I said goodbye to 29 while sitting in a bar in Hoboken, New Jersey. I was horrified to be turning 30, surrounded by mistakes and certain that I had done nothing more than waste the last 29 years of my life. It didn’t matter that I was the first person in my family to go to college or that I had spent a year studying abroad in England or that I had realized my lifelong dream of living in New York, I was a failure. It was not the best attitude to take into my thirties.
I’m not sure what it was that I was meant to have accomplished by the time I reached 30. I never had any great career aspirations or the desire to be rich and famous or a need to leave an impression, except suddenly I did. I suppose I wanted those things I didn’t have simply because I didn’t have them and if I couldn’t, or didn’t, have them then I’d pass the time stewing in a soup of regret in some dimly lit bar.
There is nothing more self-defeating than regret. Regret is a constant reminder of bad choices. Regret is failing even when you succeed. Regret is yesterday and last week, but never right now. Regret is pointless. In my thirties I stopped having regret. In my thirties I finally realized that every choice, every experience, every everything had helped me to get to this very moment, now. Regret wasn’t my enemy, regret was my friend.

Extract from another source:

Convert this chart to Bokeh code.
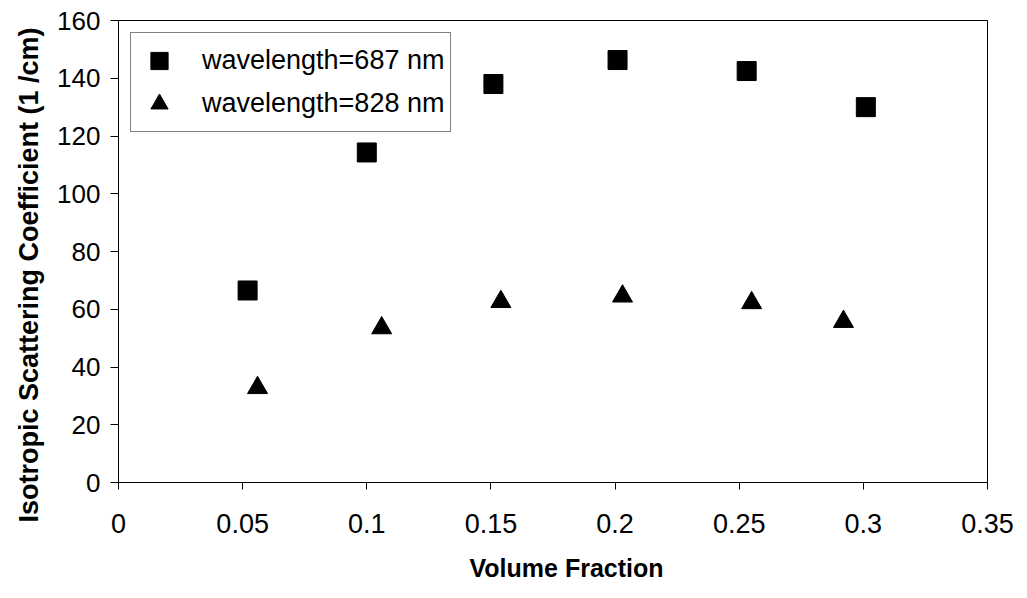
from bokeh.plotting import figure
from bokeh.models import Range1d, FixedTicker, Legend, LegendItem, Title
from bokeh.embed import file_html
from bokeh.resources import INLINE

# ---- data ----
series_names = ["wavelength=687 nm", "wavelength=828 nm"]
frac_687 = [0.052, 0.100, 0.151, 0.201, 0.253, 0.301]
mus_687 = [66.5, 114.3, 138.0, 146.3, 142.5, 130.0]
frac_828 = [0.056, 0.106, 0.154, 0.203, 0.255, 0.292]
mus_828 = [32.8, 53.5, 62.6, 64.5, 62.2, 55.7]

x_ticks = [0, 0.05, 0.1, 0.15, 0.2, 0.25, 0.3, 0.35]
x_tick_labels = ["0", "0.05", "0.1", "0.15", "0.2", "0.25", "0.3", "0.35"]
y_ticks = [0, 20, 40, 60, 80, 100, 120, 140, 160]
x_title = "Volume Fraction"
y_title = "Isotropic Scattering Coefficient (1 /cm)"

FONT = "Liberation Sans"

p = figure(width=1027, height=598, output_backend="svg", toolbar_location=None,
           x_range=Range1d(0, 0.35), y_range=Range1d(0, 160),
           min_border_left=116, min_border_right=40, min_border_top=20, min_border_bottom=116)

p.xgrid.visible = False
p.ygrid.visible = False
p.outline_line_color = "black"
p.outline_line_width = 1
p.background_fill_color = "white"
p.border_fill_color = "white"

for ax in (p.xaxis[0], p.yaxis[0]):
    ax.axis_line_color = "black"
    ax.major_tick_line_color = "black"
    ax.minor_tick_line_color = None
    ax.major_tick_in = 0
    ax.major_tick_out = 7
    ax.major_label_text_font = FONT
    ax.major_label_text_color = "black"

p.xaxis[0].ticker = FixedTicker(ticks=x_ticks)
p.xaxis[0].major_label_overrides = {t: l for t, l in zip(x_ticks, x_tick_labels)}
p.xaxis[0].major_label_text_font_size = "27px"
p.xaxis[0].major_label_standoff = 24

p.yaxis[0].ticker = FixedTicker(ticks=y_ticks)
p.yaxis[0].major_label_text_font_size = "26px"
p.yaxis[0].major_label_standoff = 10
p.yaxis[0].major_tick_out = 8

# axis titles as side titles so they can be offset like in the original
p.add_layout(Title(text=y_title, align="left", offset=-40, standoff=22,
                   text_font=FONT, text_font_size="27px", text_font_style="bold",
                   text_color="black"), "left")
p.add_layout(Title(text=x_title, align="left", offset=351, standoff=32,
                   text_font=FONT, text_font_size="25px", text_font_style="bold",
                   text_color="black"), "below")

r1 = p.scatter(frac_687, mus_687, marker="square", size=19, fill_color="black", line_color="black")
r2 = p.scatter(frac_828, mus_828, marker="triangle", size=20, fill_color="black", line_color="black")

legend = Legend(items=[LegendItem(label=series_names[0], renderers=[r1]),
                       LegendItem(label=series_names[1], renderers=[r2])],
                location="top_left", margin=12, padding=6, spacing=0,
                glyph_width=44, glyph_height=43, label_height=43, label_standoff=21,
                label_text_font=FONT, label_text_font_size="27px", label_text_color="black",
                border_line_color="black", border_line_width=1,
                background_fill_color="white", background_fill_alpha=1.0)
p.add_layout(legend)

open("out.html", "w").write(file_html(p, INLINE))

If I could go back to that bar ten years ago I would celebrate. I would realize that being an awkward teenager had laid the foundation to become a confident adult. I would understand that every wrong turn was a new beginning. I would raise a glass to leaving college one credit short of graduation because in that moment I was choosing a path that two months later would lead me to Todd. I would embrace every obstacle because without those obstacles I would not be who I am.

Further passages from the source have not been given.